Somehow it went from that into a rank structure, to a ridiculous palatial city lined with gold and jewels with enough wealth to feed all of Africa for years. Did Jesus ever wear expensive jewelry and clothing? They gave Him a colored (most movies depict either red or purple) robes right before His crucifixion (the robe that the roman soldiers cast lots for because it was too precious to break into pieces) but otherwise He was portrayed as the most simple, and humble teacher to ever walk the Earth. In fact, He made it a very big point when He sent His disciples out two by two, that they should bring with them no money, no written accounts of money (scrip), nothing but one set of clothes and a wooden staff. They weren't even permitted to carry with them a change of clothes.

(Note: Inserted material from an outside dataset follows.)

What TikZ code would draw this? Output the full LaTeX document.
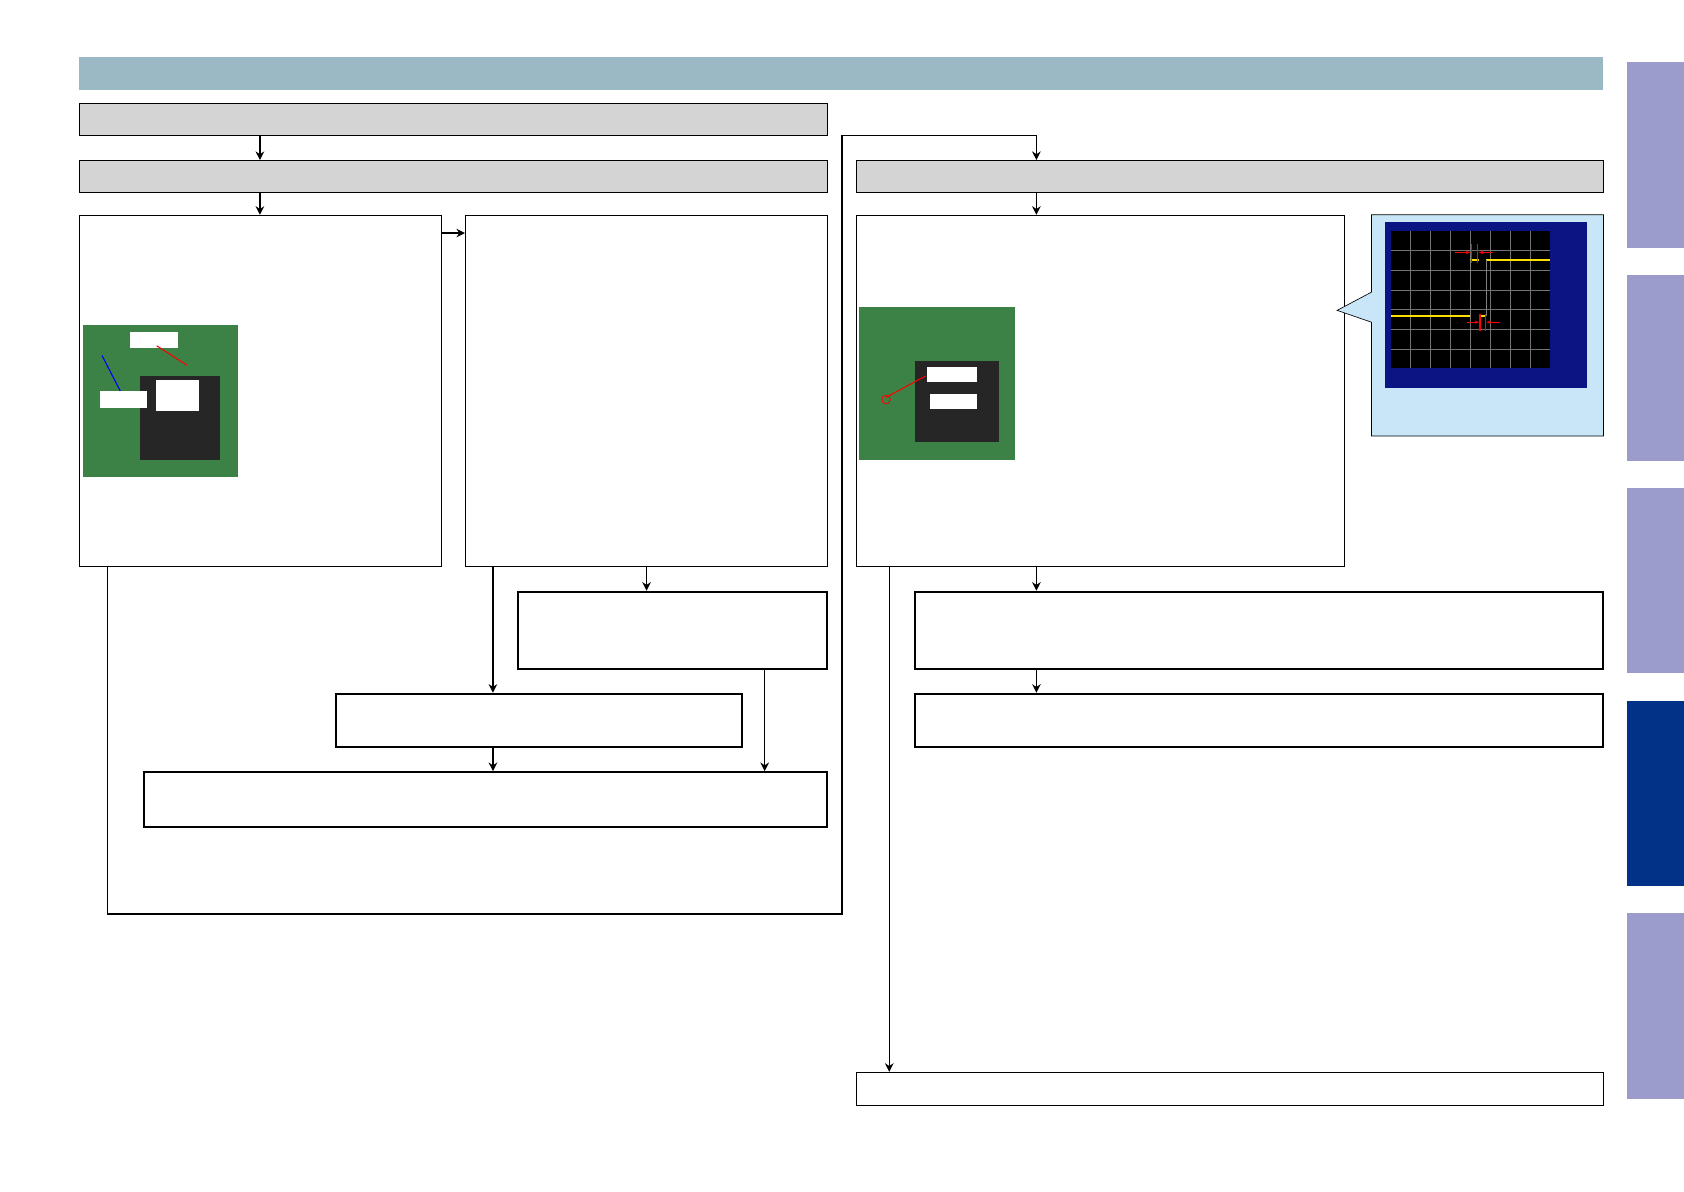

If Christians are supposed to emulate Christ... where does the pope get off with his gold jewelry, his hat with gold all over it, the pontiff's seat with the gold and jewels all over it, and the clothes he wears that you see him in sometimes, those are surely worth thousands of dollars. One of his outfits is probably worth more than I make in a year.

I don't see "Christ" in that. I really, really don't. That's why Catholicism bothers me, it is so.... unlike Christ. That's to say nothing about purgatory, praying to Mary and other saints (the Bible says that every saved Christian is a saint?), and other weird practices that they do.

Protestantism might have started with a king and his lust for women, but I'm sure plenty of people were uncomfortable with the practices of the RCC just like I am. That's probably why so many people in England were so quick to get on the boat.

EDIT: I am NOT saying that Protestant churches are perfect either, plenty of weird practices/doctrines there too (Replacement Theology for one).
 
Last edited:
Upvote 0

Job8

Senior Member
Dec 1, 2014
4,639
1,804
✟29,113.00
Faith
Non-Denom
Marital Status
Married
I've heard differing accounts of the seven books. Some say the original versions did not have them and that the RCC added them. This is why I get so confused... because different people say different things
The Apocrypha was first added to the Greek translation of the Hebrew Bible which is called the Septuagint (around 200 B.C.). This translation was used by Jews in Egypt and other countries outside of Palestine. Even though it was known that these were non-canonical books, the Catholic Pope insisted that Jerome include them in the Latin Vulgate, and eventually they were declared to be "scripture" by the Catholic church. Even though the KJV translators included them in the original KJV, they also made it clear in their preface that these books were NOT Scripture.

There are plenty of other differences between Protestants and Catholics which are more critical, since they relate to salvation.